- _Task goal_:
Only the lines from the top of the listing below to the line that has "Chart.register(...registerables);" should be echoed, with both ends kept and pictures left out.

- _Given material_:
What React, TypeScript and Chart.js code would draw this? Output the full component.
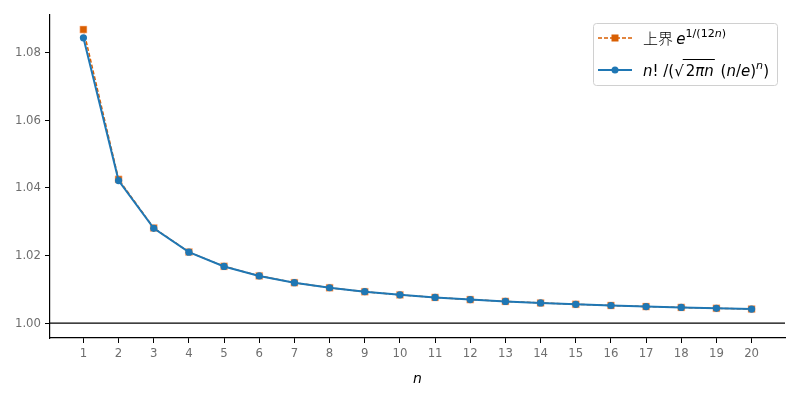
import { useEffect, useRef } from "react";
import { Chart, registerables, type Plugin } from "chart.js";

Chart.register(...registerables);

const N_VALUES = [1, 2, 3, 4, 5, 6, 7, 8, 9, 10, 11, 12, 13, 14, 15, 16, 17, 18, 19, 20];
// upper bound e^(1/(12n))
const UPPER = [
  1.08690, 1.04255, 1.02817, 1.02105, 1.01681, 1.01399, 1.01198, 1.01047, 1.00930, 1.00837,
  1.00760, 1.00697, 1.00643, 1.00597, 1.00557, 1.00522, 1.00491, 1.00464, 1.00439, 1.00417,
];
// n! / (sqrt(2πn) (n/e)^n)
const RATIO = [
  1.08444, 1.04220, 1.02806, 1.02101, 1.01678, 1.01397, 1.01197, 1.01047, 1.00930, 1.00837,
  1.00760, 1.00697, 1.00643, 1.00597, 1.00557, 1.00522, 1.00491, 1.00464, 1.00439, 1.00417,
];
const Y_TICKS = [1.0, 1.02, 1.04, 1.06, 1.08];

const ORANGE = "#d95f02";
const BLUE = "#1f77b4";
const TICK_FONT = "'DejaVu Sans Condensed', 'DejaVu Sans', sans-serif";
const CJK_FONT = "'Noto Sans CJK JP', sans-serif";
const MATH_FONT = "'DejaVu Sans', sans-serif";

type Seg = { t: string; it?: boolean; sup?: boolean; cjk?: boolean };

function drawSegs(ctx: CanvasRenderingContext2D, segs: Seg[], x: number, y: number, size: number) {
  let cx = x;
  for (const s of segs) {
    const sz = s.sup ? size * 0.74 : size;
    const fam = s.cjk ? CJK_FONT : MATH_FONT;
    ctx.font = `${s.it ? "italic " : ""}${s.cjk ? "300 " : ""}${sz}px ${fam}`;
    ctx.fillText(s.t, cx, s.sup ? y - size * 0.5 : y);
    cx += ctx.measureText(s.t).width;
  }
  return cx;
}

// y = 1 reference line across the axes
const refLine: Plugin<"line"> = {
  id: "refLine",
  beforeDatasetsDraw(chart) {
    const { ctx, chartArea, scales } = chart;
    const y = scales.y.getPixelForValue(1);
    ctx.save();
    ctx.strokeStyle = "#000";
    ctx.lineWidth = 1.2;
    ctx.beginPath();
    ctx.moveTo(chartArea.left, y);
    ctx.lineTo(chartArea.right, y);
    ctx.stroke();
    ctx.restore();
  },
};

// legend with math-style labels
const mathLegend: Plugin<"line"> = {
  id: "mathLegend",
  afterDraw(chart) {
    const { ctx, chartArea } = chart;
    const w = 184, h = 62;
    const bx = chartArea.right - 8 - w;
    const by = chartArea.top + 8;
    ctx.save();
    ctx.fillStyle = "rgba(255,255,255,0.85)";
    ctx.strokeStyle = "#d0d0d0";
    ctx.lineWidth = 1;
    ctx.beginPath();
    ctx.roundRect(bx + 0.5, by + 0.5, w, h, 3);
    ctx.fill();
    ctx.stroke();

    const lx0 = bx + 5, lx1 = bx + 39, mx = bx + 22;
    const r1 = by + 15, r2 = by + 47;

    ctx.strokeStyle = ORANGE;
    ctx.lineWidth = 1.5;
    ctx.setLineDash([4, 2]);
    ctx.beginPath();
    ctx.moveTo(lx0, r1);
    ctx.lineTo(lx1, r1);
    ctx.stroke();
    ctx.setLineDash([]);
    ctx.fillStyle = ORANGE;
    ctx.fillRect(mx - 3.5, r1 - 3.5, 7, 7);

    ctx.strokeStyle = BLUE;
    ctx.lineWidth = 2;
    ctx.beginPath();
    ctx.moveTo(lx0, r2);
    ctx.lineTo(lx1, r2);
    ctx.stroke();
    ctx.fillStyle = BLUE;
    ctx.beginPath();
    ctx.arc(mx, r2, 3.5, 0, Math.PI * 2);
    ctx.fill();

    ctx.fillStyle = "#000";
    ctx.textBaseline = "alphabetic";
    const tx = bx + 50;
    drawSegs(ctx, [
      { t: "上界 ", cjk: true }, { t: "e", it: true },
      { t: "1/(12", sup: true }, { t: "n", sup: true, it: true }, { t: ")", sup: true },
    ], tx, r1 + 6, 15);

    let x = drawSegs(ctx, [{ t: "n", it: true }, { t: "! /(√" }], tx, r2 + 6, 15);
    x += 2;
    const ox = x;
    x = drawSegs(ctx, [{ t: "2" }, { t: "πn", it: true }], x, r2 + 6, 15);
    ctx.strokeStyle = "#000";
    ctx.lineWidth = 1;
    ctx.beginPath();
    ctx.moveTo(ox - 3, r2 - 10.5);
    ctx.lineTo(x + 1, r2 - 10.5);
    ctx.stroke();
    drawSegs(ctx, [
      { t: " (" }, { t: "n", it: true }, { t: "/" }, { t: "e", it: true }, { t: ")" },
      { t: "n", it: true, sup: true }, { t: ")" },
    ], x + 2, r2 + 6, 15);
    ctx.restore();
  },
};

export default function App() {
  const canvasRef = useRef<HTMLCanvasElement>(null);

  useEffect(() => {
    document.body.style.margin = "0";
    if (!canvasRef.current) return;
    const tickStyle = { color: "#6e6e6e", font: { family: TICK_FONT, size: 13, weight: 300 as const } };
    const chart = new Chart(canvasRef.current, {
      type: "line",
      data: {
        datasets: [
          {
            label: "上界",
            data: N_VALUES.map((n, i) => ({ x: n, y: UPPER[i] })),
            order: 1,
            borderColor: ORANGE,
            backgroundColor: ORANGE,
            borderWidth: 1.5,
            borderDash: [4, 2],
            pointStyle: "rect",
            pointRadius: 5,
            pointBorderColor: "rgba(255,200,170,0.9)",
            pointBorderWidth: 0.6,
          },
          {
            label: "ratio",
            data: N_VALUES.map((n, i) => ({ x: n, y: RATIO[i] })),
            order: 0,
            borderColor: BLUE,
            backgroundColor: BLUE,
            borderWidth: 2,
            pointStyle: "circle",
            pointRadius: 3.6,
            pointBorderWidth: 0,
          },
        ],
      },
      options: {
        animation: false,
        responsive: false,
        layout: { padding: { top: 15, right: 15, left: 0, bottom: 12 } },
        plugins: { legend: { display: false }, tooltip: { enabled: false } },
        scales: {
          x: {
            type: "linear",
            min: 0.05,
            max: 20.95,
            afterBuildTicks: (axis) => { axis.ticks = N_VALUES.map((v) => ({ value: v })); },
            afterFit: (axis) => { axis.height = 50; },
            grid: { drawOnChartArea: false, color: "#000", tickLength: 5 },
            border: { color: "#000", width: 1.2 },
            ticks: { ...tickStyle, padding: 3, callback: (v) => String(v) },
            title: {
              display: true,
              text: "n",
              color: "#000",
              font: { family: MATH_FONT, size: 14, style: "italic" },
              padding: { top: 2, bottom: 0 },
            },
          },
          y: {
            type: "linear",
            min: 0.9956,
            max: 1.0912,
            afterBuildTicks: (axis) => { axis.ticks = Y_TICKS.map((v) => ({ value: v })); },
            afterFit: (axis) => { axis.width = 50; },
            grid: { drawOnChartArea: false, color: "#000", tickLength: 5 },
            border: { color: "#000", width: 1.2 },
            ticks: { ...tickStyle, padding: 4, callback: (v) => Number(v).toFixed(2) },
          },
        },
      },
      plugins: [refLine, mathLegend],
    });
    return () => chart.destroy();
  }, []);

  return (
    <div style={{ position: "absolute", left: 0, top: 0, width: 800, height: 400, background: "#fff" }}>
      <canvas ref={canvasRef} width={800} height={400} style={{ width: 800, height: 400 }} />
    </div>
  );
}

- _Output of the exercise_:
What React, TypeScript and Chart.js code would draw this? Output the full component.
import { useEffect, useRef } from "react";
import { Chart, registerables, type Plugin } from "chart.js";

Chart.register(...registerables);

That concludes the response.